When we allow God to be significant in our lives, we create a path for him to
be significant in the lives of other people too.
Spiritual growth and maturity: in his first letter to the
Corinthians, St. Paul talks about the mother’s milk of spirituality and notes
that his listeners were not yet ready for solid food. How many years have you
been on your pilgrimage of faith? Where are you in relation to the solid food
of spirituality? One way to assess this is to take an honest look back to your
early years of Christian faith. In which ways have you moved on? What ideas and
attitudes have you left behind and which have replaced them?
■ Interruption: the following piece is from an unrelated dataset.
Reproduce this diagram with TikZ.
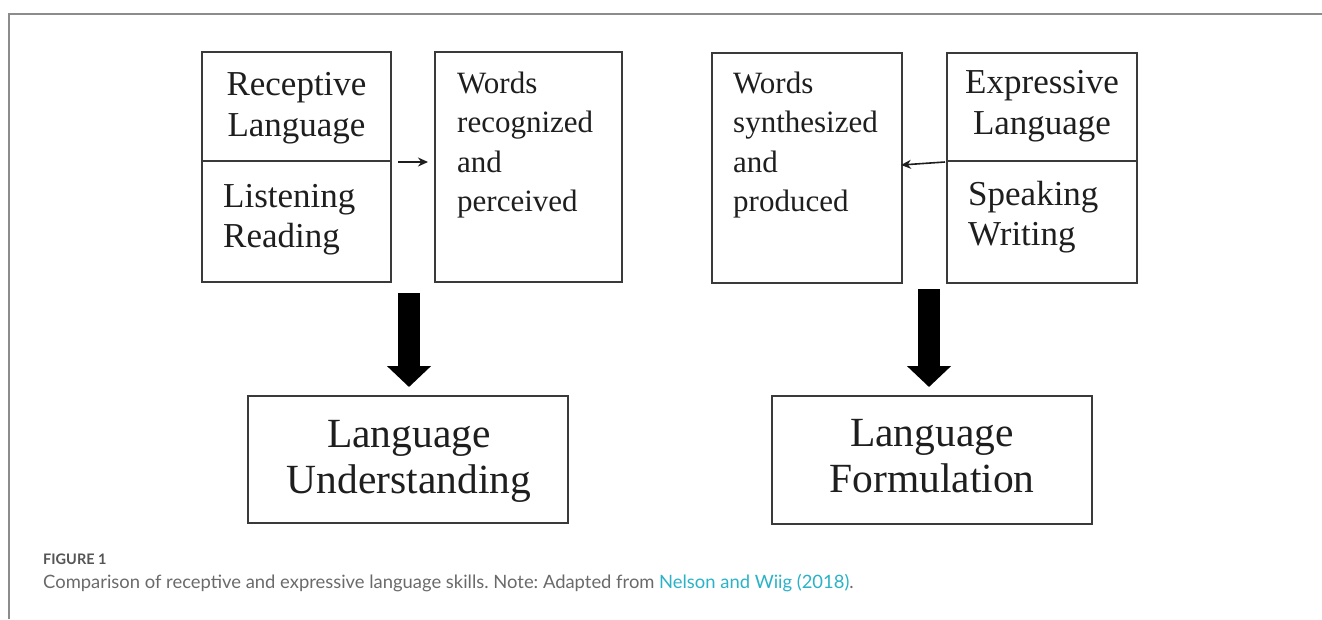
\documentclass[tikz,border=0pt]{standalone}
\usepackage{fontspec}
\setmainfont{Liberation Serif}
\newfontfamily\capfont{Lato}
\usetikzlibrary{arrows.meta}
\frenchspacing
\definecolor{boxline}{HTML}{3A3A3A}
\definecolor{ink}{HTML}{1E1E1E}
\definecolor{rulegray}{HTML}{8C8C8C}
\definecolor{capgray}{HTML}{6A6A6A}
\definecolor{capdark}{HTML}{555555}
\definecolor{linkteal}{HTML}{2AB2C6}
\tikzset{
  box/.style={draw=boxline, line width=2pt, inner sep=0pt, fill=none},
  txt/.style={inner sep=0pt, text=ink, text width=#1},
  smalltxt/.style={txt=180pt, anchor=base west, align=left,
    font=\fontsize{31}{39.6}\selectfont},
  headtxt/.style={txt=189pt, anchor=base, align=center,
    font=\fontsize{35}{41}\selectfont},
  listtxt/.style={txt=180pt, anchor=base west, align=left,
    font=\fontsize{35}{40}\selectfont},
  bigtxt/.style={txt=320pt, anchor=base, align=center,
    font=\fontsize{41.5}{46.5}\selectfont},
  thinarrow/.style={draw=ink, line width=1.6pt, -{Stealth[length=10pt,width=9pt]}},
  bigarrow/.style={draw=black, line width=22pt, -{Triangle[length=21pt,width=43pt]}},
  framerule/.style={draw=rulegray, line width=1.5pt},
}
\begin{document}
\begin{tikzpicture}[x=1pt,y=-1pt]
\useasboundingbox (0,0) rectangle (1322,619);

% page frame
\draw[framerule] (9,619) -- (9,14) -- (1322,14);

% receptive side
\node[box, minimum width=189pt, minimum height=109pt] (rectop) at (296.5,106.5) {};
\node[box, minimum width=189pt, minimum height=121pt] (recbot) at (296.5,221.5) {};
\node[box, minimum width=187pt, minimum height=230pt] (wordsR) at (528.5,167) {};
\node[headtxt] (tRec) at (296.5,95) {Receptive\\Language};
\node[listtxt] (tListen) at (223,207) {Listening\\Reading};
\node[smalltxt] (tWR) at (457,93) {Words\\recognized\\and\\perceived};

% expressive side
\node[box, minimum width=190pt, minimum height=230pt] (wordsE) at (807,168) {};
\node[box, minimum width=190pt, minimum height=108pt] (exptop) at (1042,107) {};
\node[box, minimum width=190pt, minimum height=122pt] (expbot) at (1042,222) {};
\node[smalltxt] (tWE) at (733,93) {Words\\synthesized\\and\\produced};
\node[headtxt, txt=190pt] (tExp) at (1042,93) {Expressive\\Language};
\node[listtxt] (tSpeak) at (968,205) {Speaking\\Writing};

% outcome boxes
\node[box, minimum width=320pt, minimum height=127pt] (underst) at (408,459.5) {};
\node[box, minimum width=320pt, minimum height=128pt] (formul) at (932,460) {};
\node[bigtxt] (tUnd) at (409,447) {Language\\Understanding};
\node[bigtxt] (tForm) at (932,446) {Language\\Formulation};

% connectors
\draw[thinarrow] ([xshift=6pt]rectop.south east) -- ([xshift=-6pt]wordsR.west |- rectop.south east);
\draw[thinarrow] ([xshift=-1pt]exptop.south west) -- ([xshift=-2pt,yshift=-3pt]wordsE.east |- exptop.south west);
\draw[bigarrow] ([xshift=1pt,yshift=-10pt]underst.north |- recbot.south) -- ([xshift=1pt,yshift=8pt]underst.north);
\draw[bigarrow] ([xshift=-3pt,yshift=-5pt]formul.north |- expbot.south) -- ([xshift=-3pt,yshift=8pt]formul.north);

% caption
\node[anchor=base west, inner sep=0pt, text=capdark, font=\capfont\bfseries\fontsize{14.5}{16}\selectfont] (figlabel) at (43,564) {FIGURE 1};
\node[anchor=base west, inner sep=0pt, text=capgray, font=\capfont\fontsize{18.4}{21}\selectfont] (figcaption) at (43,588)
  {Comparison of receptive and expressive language skills. Note: Adapted from \textcolor{linkteal}{Nelson and Wiig (2018)}.};
\end{tikzpicture}
\end{document}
What have been the
shifts in your spiritual awareness and understanding and what – or who – have
been the influences for those changes? How has your faith matured? What’s the
evidence? – and it’s a personal
inventory: you’ve no need to tell anyone your conclusions. For some, it’s the
difference between accepting and questioning, for others it’s the espousal of the
justice issues we find in the Gospels, for others a growing awareness, perhaps,
of God’s transcendence and the realisation that the God you first met is much
bigger than you ever dared to think. Could it, perhaps, have something to do
with the way you now express your faith to others? Is about a greater sense of
confidence or assuredness? Is it about a growing recognition that the Kingdom
of God is something for the wider world and not just the individual convert?
Does it lie in your recognition that the way you live your life needs to
reflect kingdom values? Is it linked to being willing to engage with the big
theological questions in ways you’d never have imagined yourself engaging in
the past?
I can’t answer those questions for you, but they – and a
hundred and one similar questions – are part of the inventory of spiritual
maturity. Are we asking those questions? Has the harvest come? Are we putting
forth large branches? Or are we still at the stage of refusing to engage with
the depth of the puzzle that is the Kingdom?